I really think this is very specific to my area. I was talking to a woman who just moved in yesterday but who is still from around here, and she also has friends of her kids ask her permission for things. I asked her because you guys make it seem like it’s totally unheard of but it’s normal for me because I grew up never asking my friends themselves if I could spend the night but instead asking their parents. If I was talking with a friend about them staying over for dinner and I said “Sure, if my parents say it’s okay…” they were the ones to ask my parents, not me. If Alex wants to go hang out at, you know, Billy’s or whatever, I tell him to go and ask Sue (the mama), not Billy, if it’s okay. (Ha, this just happened. “Mom, can I go to Kid’s House?” “Sure, go ask Kid’s Mom.”)

So I’ll let that slide as regional and assume the kid/his guardians aren’t from around here. It’s funny, this didn’t “upset” me necessarily, it was just unusual and annoying and One More Thing about this kid that bothers me and I included it because I honestly expected gasps of horror at the idea. I need a local coffee shop and a group of local moms who will better appreciate my disdain when kids break local social conventions that nobody else has ever heard of. :slight_smile:

nods I liked your whole post. Just thought I’d mention that since I’m here anyway.

How? I haven’t stepped in and said they couldn’t be friends, nor have I discouraged Alex from playing with him (they’re outside right now). I also have no real intention of doing that as things stand now; if I see the kid bullying Alex somehow, or if Alex says he is, I’ll re-evaluate that but, for now, Alex is free to be friends with this kid as long as he likes.

The only kid I didn’t want Alex to play with is the God kid and even then I never told him he couldn’t, though it seems they’ve drifted apart naturally these days. I haven’t seen that kid for a while.

As a non-parent, I’m not going to give you any parenting advice, so don’t worry.

But I do have a question: Does this kid live close enough to you that he can monitor you and your son’s comings and goings from his own family’s property? If not, I do find it kind of strange that a 9-year-old kid is waiting around your house for you to get back from the store, or hanging outside ready to pounce when you take the garbage out.

He might have a really crappy home life and either doesn’t want to go back to his own house or is being actively encouraged to stay away. I feel kind of bad for him.

I never asked the parent, my friends and I would try to arrange things, and then we would ask our own parent. “Can I stay at Debbie’s house tonight? Her mom says it’s okay with her.” but I’m from the Midwest (Chicago) and people where you’re from may do things differently. To approach a parent would have been odd, and very Eddie Haskell-ish.

I am a helicopter parent, and I have to say your rotors are starting to turn.

O.K., fair enough.

These types of threads are about self-reflection more than anything.

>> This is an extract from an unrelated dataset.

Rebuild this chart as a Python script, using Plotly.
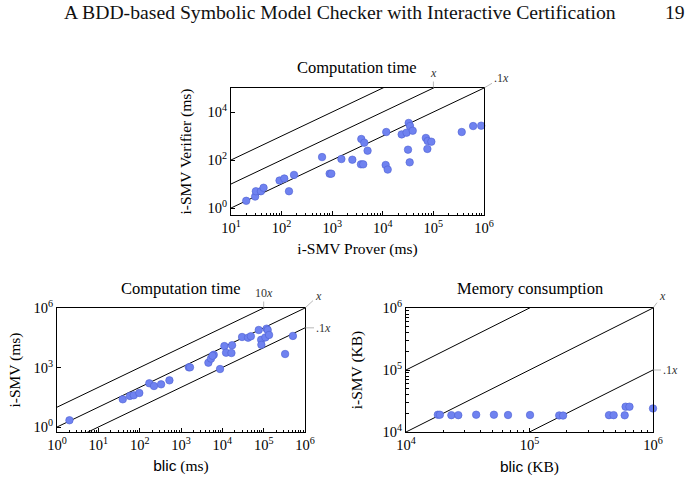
import plotly.graph_objects as go
import numpy as np

# ---------------- data ----------------
# Top: i-SMV Prover (ms) vs i-SMV Verifier (ms)
prover_ms = [20, 30, 31, 39, 44, 91, 113, 140, 176, 630, 890, 960, 1520, 2500,
             3760, 4300, 5000, 3700, 4100, 11700, 11400, 12500, 23600, 29500,
             32500, 34500, 39000, 31500, 34000, 71000, 77000, 91000, 76000,
             363000, 610000, 880000]
verifier_ms = [2, 3, 5, 5, 7, 14, 17, 5, 24, 133, 27, 27, 110, 103,
               750, 525, 245, 66, 66, 1470, 62, 40, 1170, 1380,
               3500, 2600, 1660, 270, 80, 830, 620, 580, 290,
               1470, 2600, 2700]

# Bottom-left: blic (ms) vs i-SMV (ms)
blic_ms = [2, 39, 58, 72, 98, 171, 222, 330, 525, 1550, 1650, 4600, 5300, 6200,
           5800, 8800, 11200, 12300, 16600, 17200, 30000, 42000, 49000, 76000,
           87000, 88000, 110000, 118000, 125000, 135000, 330000, 510000]
ismv_ms = [2.2, 25, 37, 40, 52, 160, 117, 142, 225, 1020, 1020, 1750, 2800, 4400,
           3900, 840, 12000, 5600, 5400, 13200, 34500, 32000, 37500, 78000,
           25000, 14000, 33000, 91000, 78000, 44000, 4800, 39000]

# Bottom-right: blic (KB) vs i-SMV (KB)
blic_kb = [18100, 18800, 23300, 26500, 37000, 51500, 67000, 101000, 174000,
           187000, 440000, 480000, 590000, 600000, 645000, 1000000]
ismv_kb = [19000, 19000, 18700, 18700, 19000, 19000, 18800, 18800, 18500,
           18400, 18700, 18700, 18600, 25600, 25600, 24000]

ref_factors = [10, 1, 0.1]

# ---------------- style ----------------
SERIF = "Liberation Serif"
SANS = "Liberation Sans"
W, H = 692, 480
MFILL = "#6f82f0"
MEDGE = "#4f61d4"

def px_dom(a, b, total):
    return [a / total, b / total]

fig = go.Figure()

panels = [
    dict(x=prover_ms, y=verifier_ms, xa="x", ya="y", xr=[1, 6], yr=[-0.29, 5],
         xd=(231, 484), yd=(88, 215), xt=list(range(1, 7)), yt=[0, 2, 4],
         xminor=True, yminor=False, xs=7, ys=12,
         title="Computation time",
         xtitle="i-SMV Prover (ms)", ytitle="i-SMV Verifier (ms)"),
    dict(x=blic_ms, y=ismv_ms, xa="x2", ya="y2", xr=[0, 6], yr=[-0.25, 6],
         xd=(57, 305), yd=(308, 432), xt=list(range(0, 7)), yt=[0, 3, 6],
         xminor=True, yminor=False, xs=7, ys=9,
         title="Computation time",
         xtitle=f"<span style='font-family:{SANS}'>blic</span> (ms)", ytitle="i-SMV (ms)"),
    dict(x=blic_kb, y=ismv_kb, xa="x3", ya="y3", xr=[4, 6], yr=[4, 6],
         xd=(406, 653), yd=(308, 432), xt=[4, 5, 6], yt=[4, 5, 6],
         xminor=True, yminor=True, xs=8, ys=16,
         title="Memory consumption",
         xtitle=f"<span style='font-family:{SANS}'>blic</span> (KB)", ytitle="i-SMV (KB)"),
]

def minor_vals(r):
    vals = []
    for k in range(int(np.floor(r[0])), int(np.ceil(r[1])) + 1):
        for m in range(2, 10):
            v = m * 10.0 ** k
            if 10 ** r[0] <= v <= 10 ** r[1]:
                vals.append(v)
    return vals

layout_axes = {}
annotations = []
for i, p in enumerate(panels):
    x0, x1 = 10 ** p["xr"][0], 10 ** p["xr"][1]
    for f in ref_factors:
        fig.add_trace(go.Scatter(x=[x0, x1], y=[f * x0, f * x1], mode="lines",
                                 line=dict(color="black", width=1),
                                 xaxis=p["xa"], yaxis=p["ya"], hoverinfo="skip",
                                 showlegend=False))
    fig.add_trace(go.Scatter(x=p["x"], y=p["y"], mode="markers",
                             marker=dict(size=7.5, color=MFILL,
                                         line=dict(color=MEDGE, width=0.6)),
                             xaxis=p["xa"], yaxis=p["ya"], cliponaxis=False,
                             showlegend=False))
    xk = "xaxis" + ("" if i == 0 else str(i + 1))
    yk = "yaxis" + ("" if i == 0 else str(i + 1))
    common = dict(type="log", showgrid=False, zeroline=False, showline=True,
                  linecolor="black", linewidth=1, mirror=True,
                  ticks="inside", ticklen=4, tickwidth=0.8, tickcolor="black",
                  tickfont=dict(family=SERIF, size=14.5, color="black"),
                  automargin=False, fixedrange=True)
    xaxis = dict(common, range=p["xr"], domain=px_dom(p["xd"][0], p["xd"][1], W),
                 anchor=p["ya"], tickmode="array",
                 tickvals=[10 ** t for t in p["xt"]],
                 ticktext=[f"10<sup>{t}</sup>" for t in p["xt"]],
                 title=dict(text=p["xtitle"], font=dict(family=SERIF, size=15.5, color="black"),
                            standoff=p["xs"]))
    yaxis = dict(common, range=p["yr"],
                 domain=[1 - p["yd"][1] / H, 1 - p["yd"][0] / H],
                 anchor=p["xa"], tickmode="array",
                 tickvals=[10 ** t for t in p["yt"]],
                 ticktext=[f"10<sup>{t}</sup>" for t in p["yt"]],
                 title=dict(text=p["ytitle"], font=dict(family=SERIF, size=15.5, color="black"),
                            standoff=p["ys"]))
    if p["xminor"]:
        xaxis["minor"] = dict(tickmode="array", tickvals=minor_vals(p["xr"]),
                              ticks="inside", ticklen=2.5, tickwidth=0.6, tickcolor="black")
    if p["yminor"]:
        yaxis["minor"] = dict(tickmode="array", tickvals=minor_vals(p["yr"]),
                              ticks="inside", ticklen=2.5, tickwidth=0.6, tickcolor="black")
    layout_axes[xk] = xaxis
    layout_axes[yk] = yaxis
    annotations.append(dict(text=p["title"], xref="paper", yref="paper",
                            x=(p["xd"][0] + p["xd"][1]) / 2 / W,
                            y=1 - (p["yd"][0] - 20) / H, showarrow=False,
                            font=dict(family=SERIF, size=16.5, color="black"),
                            xanchor="center", yanchor="middle"))

# pin labels for reference lines: (panel, text, x log, y log, ax, ay)
pins = [
    (0, "<i>x</i>", 5, 5, 0, -15),
    (0, ".1<i>x</i>", 6, 5, 17, -10),
    (1, "10<i>x</i>", 5, 6, 0, -15),
    (1, "<i>x</i>", 6, 6, 13, -12),
    (1, ".1<i>x</i>", 6, 5, 18, 0),
    (2, "<i>x</i>", 6, 6, 9, -12),
    (2, ".1<i>x</i>", 6, 5, 17, 0),
]
for pi, txt, lx, ly, ax, ay in pins:
    p = panels[pi]
    annotations.append(dict(text=txt, xref=p["xa"], yref=p["ya"], x=lx, y=ly,
                            showarrow=True, arrowhead=0, arrowwidth=0.6,
                            arrowcolor="#888888", ax=ax, ay=ay, standoff=0,
                            font=dict(family=SERIF, size=12, color="#333333")))

# page header
annotations.append(dict(text="A BDD-based Symbolic Model Checker with Interactive Certification",
                        xref="paper", yref="paper", x=340 / W, y=1 - 12 / H,
                        showarrow=False, xanchor="center", yanchor="middle",
                        font=dict(family=SERIF, size=19.7, color="#111111")))
annotations.append(dict(text="19", xref="paper", yref="paper", x=675 / W, y=1 - 12 / H,
                        showarrow=False, xanchor="center", yanchor="middle",
                        font=dict(family=SERIF, size=19.7, color="#111111")))

fig.update_layout(width=W, height=H, margin=dict(l=0, r=0, t=0, b=0),
                  paper_bgcolor="white", plot_bgcolor="white",
                  annotations=annotations, showlegend=False, **layout_axes)

fig.write_html("out.html")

I agree that the kid sounds like an obnoxious little twerp but he certainly isn’t posing any real danger which you acknowledge.

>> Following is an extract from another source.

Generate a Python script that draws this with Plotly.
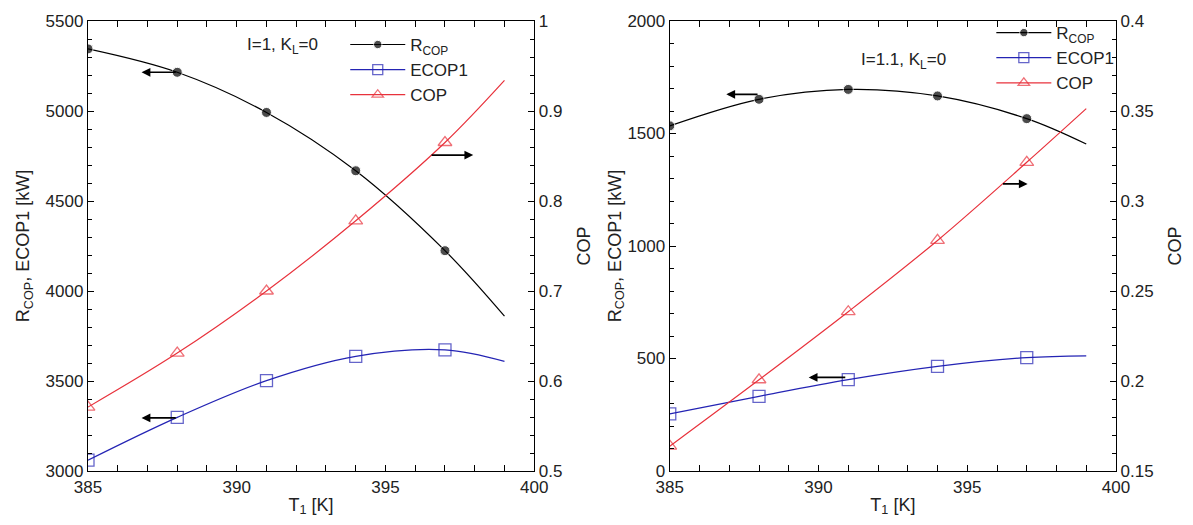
import plotly.graph_objects as go

# ---- data ----
T = [385, 388, 391, 394, 397, 399]          # last point: end of fitted curve (no marker)
marker_sizes_c = [10, 10, 10, 10, 10, 0]
marker_sizes_s = [12, 12, 12, 12, 12, 0]

# Left panel: I=1, K_L=0
R_cop_1 = [5345, 5215, 4992, 4668, 4224, 3860]
ecop1_1 = [3060, 3298, 3502, 3637, 3673, 3609]
cop_1 = [0.571, 0.631, 0.700, 0.778, 0.865, 0.934]

# Right panel: I=1.1, K_L=0
R_cop_2 = [1534, 1652, 1696, 1667, 1566, 1453]
ecop1_2 = [254, 332, 406, 465, 504, 512]
cop_2 = [0.1638, 0.2007, 0.2385, 0.2781, 0.3215, 0.3513]

BLACK = "#000000"
BLUE = "#2424b4"
RED = "#e8323c"
FONT = "Liberation Sans, Arial, sans-serif"

fig = go.Figure()

def add_panel(xa, ya, ya2, legend, R, E, C):
    fig.add_trace(go.Scatter(
        x=T, y=R, name="R<sub>COP</sub>", mode="lines+markers",
        line=dict(color=BLACK, width=1.2, shape="spline"),
        marker=dict(symbol="circle", size=marker_sizes_c, color=BLACK),
        xaxis=xa, yaxis=ya, legend=legend))
    fig.add_trace(go.Scatter(
        x=T, y=E, name="ECOP1", mode="lines+markers",
        line=dict(color=BLUE, width=1.2, shape="spline"),
        marker=dict(symbol="square-open", size=marker_sizes_s, color=BLUE, line=dict(width=1.3)),
        xaxis=xa, yaxis=ya, legend=legend))
    fig.add_trace(go.Scatter(
        x=T, y=C, name="COP", mode="lines+markers",
        line=dict(color=RED, width=1.2, shape="spline"),
        marker=dict(symbol="triangle-up-open", size=marker_sizes_s, color=RED, line=dict(width=1.3)),
        xaxis=xa, yaxis=ya2, legend=legend))

add_panel("x", "y", "y2", "legend", R_cop_1, ecop1_1, cop_1)
add_panel("x3", "y3", "y4", "legend2", R_cop_2, ecop1_2, cop_2)

axis_common = dict(showline=True, linecolor="black", linewidth=1.3, ticks="inside",
                   ticklen=6, tickwidth=1.2, tickcolor="black", showgrid=False, zeroline=False,
                   tickfont=dict(size=17, color="#222"),
                   title_font=dict(size=18, color="#222"))

L = 88; R = 66; TOP = 18; B = 54
W = 1193; H = 525
pw = W - L - R
ph = H - TOP - B

def xd(p0, p1):
    return [(p0 - L) / pw, (p1 - L) / pw]

fig.update_layout(
    width=W, height=H, margin=dict(l=L, r=R, t=TOP, b=B),
    paper_bgcolor="white", plot_bgcolor="white",
    font=dict(family=FONT, size=17, color="#222"),
    xaxis=dict(domain=xd(88, 539), range=[385, 400], tick0=385, dtick=5, anchor="y",
               mirror="allticks", title=dict(text="T<sub>1</sub> [K]", standoff=2),
               minor=dict(dtick=1, ticks="inside", ticklen=4, tickcolor="black"), **axis_common),
    yaxis=dict(domain=[0, 1], range=[3000, 5500], dtick=500, anchor="x",
               title=dict(text="R<sub>COP</sub>, ECOP1 [kW]", standoff=11),
               minor=dict(dtick=100, ticks="inside", ticklen=4, tickcolor="black"), **axis_common),
    yaxis2=dict(overlaying="y", side="right", range=[0.5, 1.0], dtick=0.1, anchor="x",
                title=dict(text="COP"),
                minor=dict(dtick=0.02, ticks="inside", ticklen=4, tickcolor="black"), **axis_common),
    xaxis3=dict(domain=xd(676, 1127), range=[385, 400], tick0=385, dtick=5, anchor="y3",
                mirror="allticks", title=dict(text="T<sub>1</sub> [K]", standoff=2),
                minor=dict(dtick=1, ticks="inside", ticklen=4, tickcolor="black"), **axis_common),
    yaxis3=dict(domain=[0, 1], range=[0, 2000], dtick=500, anchor="x3",
                title=dict(text="R<sub>COP</sub>, ECOP1 [kW]", standoff=0),
                minor=dict(dtick=100, ticks="inside", ticklen=4, tickcolor="black"), **axis_common),
    yaxis4=dict(overlaying="y3", side="right", range=[0.15, 0.4], dtick=0.05, anchor="x3",
                title=dict(text="COP"),
                minor=dict(dtick=0.01, ticks="inside", ticklen=4, tickcolor="black"), **axis_common),
    legend=dict(x=(348 - L) / pw, y=(H - B - 24) / ph, xanchor="left", yanchor="top",
                bgcolor="rgba(0,0,0,0)", font=dict(size=17, color="#222"), itemwidth=55,
                tracegroupgap=0),
    legend2=dict(x=(1001 - L) / pw, y=(H - B - 12) / ph, xanchor="left", yanchor="top",
                 bgcolor="rgba(0,0,0,0)", font=dict(size=17, color="#222"), itemwidth=55,
                 tracegroupgap=0),
    showlegend=True,
)

arrow = dict(showarrow=True, arrowhead=2, arrowsize=1.1, arrowwidth=1.6, arrowcolor="black",
             text="")
# left panel arrows
fig.add_annotation(x=386.8, y=5215, ax=388, ay=5215, xref="x", yref="y", axref="x", ayref="y", **arrow)
fig.add_annotation(x=386.8, y=3295, ax=388, ay=3295, xref="x", yref="y", axref="x", ayref="y", **arrow)
fig.add_annotation(x=397.95, y=0.851, ax=396.5, ay=0.851, xref="x", yref="y2", axref="x", ayref="y2", **arrow)
# right panel arrows
fig.add_annotation(x=386.9, y=1674, ax=388, ay=1674, xref="x3", yref="y3", axref="x3", ayref="y3", **arrow)
fig.add_annotation(x=389.67, y=416, ax=390.95, ay=416, xref="x3", yref="y3", axref="x3", ayref="y3", **arrow)
fig.add_annotation(x=397.03, y=0.3095, ax=396.15, ay=0.3095, xref="x3", yref="y4", axref="x3", ayref="y4", **arrow)

fig.add_annotation(x=391.53, y=5362, xref="x", yref="y", text="I=1, K<sub>L</sub>=0",
                   showarrow=False, font=dict(size=17, color="#222"))
fig.add_annotation(x=392.87, y=1823, xref="x3", yref="y3", text="I=1.1, K<sub>L</sub>=0",
                   showarrow=False, font=dict(size=17, color="#222"))

fig.write_html("out.html")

But it seems to stretch the edges of credulity if you’re not imposing this opinion with the hope that it will influence Alex into dropping him as a friend.

I know others will chime in with “Well that’s what parents are supposed to do” but this is where the debate sets off into the how-much-is-too-much? territory.

You sound very secure in defining your role as a parent and appear more than level-headed. I’m sure the differing opinions you’ve received are food for thought.

Peace.

FWIW, in my childhood, I didn’t talk to adults. If I wanted to make plans with my friends, I’d tell them what I want and they’d talk to their parents. It’s possible that the kid is the same way and that’s what the whispering is about. I’d never say “Can Bobby come out to play?”, but instead “Bobby, ask your Mom if you can come out to play.”

I have no idea who Eddie Haskell is, you guys. A character on Leave it to Beaver, I get that, but having never seen him in action, I don’t have idea what you are trying to get at.

It is odd. They are kind of behind and diagonal from us. This is why I mention the persistent knocking, the constant “Are you done yet? How about now? Now?”, etc., because it’s all fits into pattern of overbearing, obnoxious behavior and, for me (and maybe Eddie Haskell, I don’t know) it’s rude on top of it.

I hate to do the whole “Kids these days…” thing, especially considering I’m not even 30, but is this really typical kid behavior now?

Eddie was unfailingly polite to Mr. and Mrs. Cleaver, to the point of ridiculousness.
But when the parents weren’t around, he was a jerk and a bully. I think your little neighbor is nowhere near mature enough to be this duplicitous. :slight_smile:

Are we really sure it’s such a bad trade? With kids that age, it’s all about getting something “new.” He was probably bored w/ his Vikings truck and thought the FedEx truck looked pretty neat. Thinking back to my 7-year old self, I could see making that trade no matter how much I liked the Vikings and big trucks.

Did he complain about the trade to you before you said anything about the equity of the deal? How does he feel about it now that he knows that you think it was a bad trade?

It could be that he was perfectly fine w/ the trade but now feels a bit of embarrassment/regret due to your reaction after the fact. You popped his cute little Fed Ex balloon, in other words.

Or maybe your son knew that Favre was retiring so he wanted to unload his Vikings gear asap.

I always love it when people start a thread and ask for advice and when it doesn’t match up to their predetermined view they get all pissy!! :wink:

Right here, when you said:

Let your kid work out his own problems. Don’t go SEC on him and stop his trading just because you think he’s getting a raw deal. These are things that kids have to learn themselves.